The solicitor swears that this is in conformity with the practice that he and the barrister have, that at the conclusion of the sentence if they are of the opinion that the sentence is manifestly excessive in all of the circumstances, he obtain instructions and then, if required, lodges a notice of appeal in accordance with the relevant legislation.  If he and counsel are of the view that the sentence was not manifestly excessive, then their client is advised that if they do wish to appeal they may do so by lodging an application for legal aid which will then be forwarded to the appeals section of the Legal Aid Office Queensland.

Further, the solicitor has perused his electronic mail which is used within the firm to convey telephone messages to one another, and confirms that he has not received any telephone calls from the applicant, nor any person acting on behalf of the applicant, between his sentence on 13 July 2001 and 15 April 2002, the date of his affidavit.  The solicitor deposes that if the applicant had notified his office that he wished to appeal his sentence, then an application for legal aid would have been sent to him at the correctional centre where he was an inmate and, when received, would have been forwarded to the Legal Aid Office.

I am not satisfied the applicant was not informed about his rights to appeal his sentence.  I am satisfied he did not make any telephone calls to his solicitors or his barrister to discuss his case.  It is unlikely, when one examines the sentence imposed, that the applicant was advised that his sentence was manifestly excessive as plainly it is not.  
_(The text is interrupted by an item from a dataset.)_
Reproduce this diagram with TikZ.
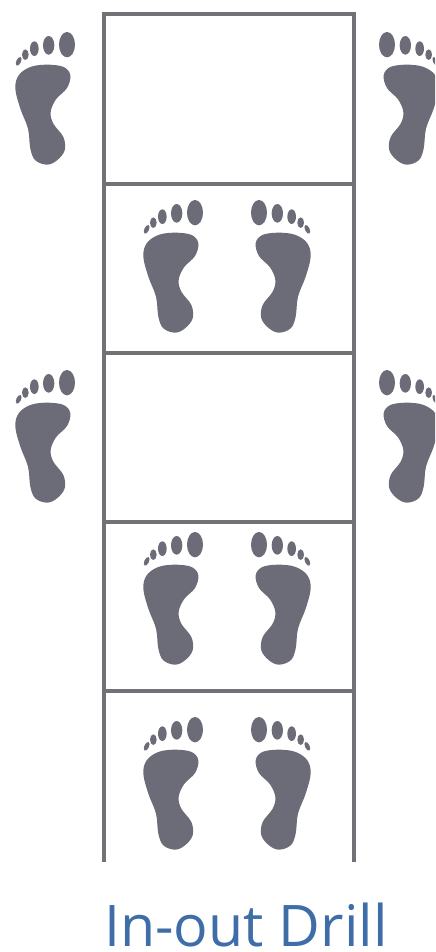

The offences the subject of the present application were committed between 11 December 2000 and 9 January 2001 when the applicant dishonestly obtain goods from businesses by using his employer's credit accounts with those businesses.  He later pawned those goods to a variety of pawnbrokers.  The extent of the loss concerned in this group of offences was about $14,500.  He committed these offences, for which he was sentenced to two years' imprisonment, while he was subject to a sentence of imprisonment for 18 months which had been wholly suspended for a period of three years.  That sentence had been imposed on 12 April 1999. 
The previous offences were seven counts of false pretences, one count of incurring a debt by false pretences, one count of misappropriation of property with a circumstance of aggravation.  It can be seen they were offences of a similar kind.  In addition to being sentenced to 18 months' imprisonment wholly suspended for a period of three years, the applicant was ordered to pay compensation of $8,058.55 and given four years within which to pay that amount.  At the time he appeared for sentencing on the present matter on 13 July 2001 he had not yet paid any of that money.

In addition to the offences to which I have referred, the applicant had previously been convicted on 24 May 1995 for similar offences of false pretences and stealing.  On that occasion he'd been sentenced to 18 months' probation.  On 2 December 1998 he appeared in Court for breach of probation order.  The offences for which he was sentenced to 18 months' imprisonment wholly suspended for a period of three years were committed in breach of that probation order.

A recitation of his history is sufficient to show that it is unlikely that the sentencing Judge would have wholly or partly suspended any sentence she imposed upon him, and certainly not to do so was not an error.  The learned sentencing Judge in sentencing him to two years' imprisonment recognised that he'd cooperated with the police and made full admissions and had entered an early plea, and told him that that would be reflected in the sentence.  There is no error demonstrated in the sentence;  nor could it be said to be manifestly excessive.

In the circumstances, the application for extension of time to lodge an application for leave to appeal against sentence should be refused. 

THE CHIEF JUSTICE:  I agree.

WILLIAMS JA:  I agree.

THE CHIEF JUSTICE:  The application is refused.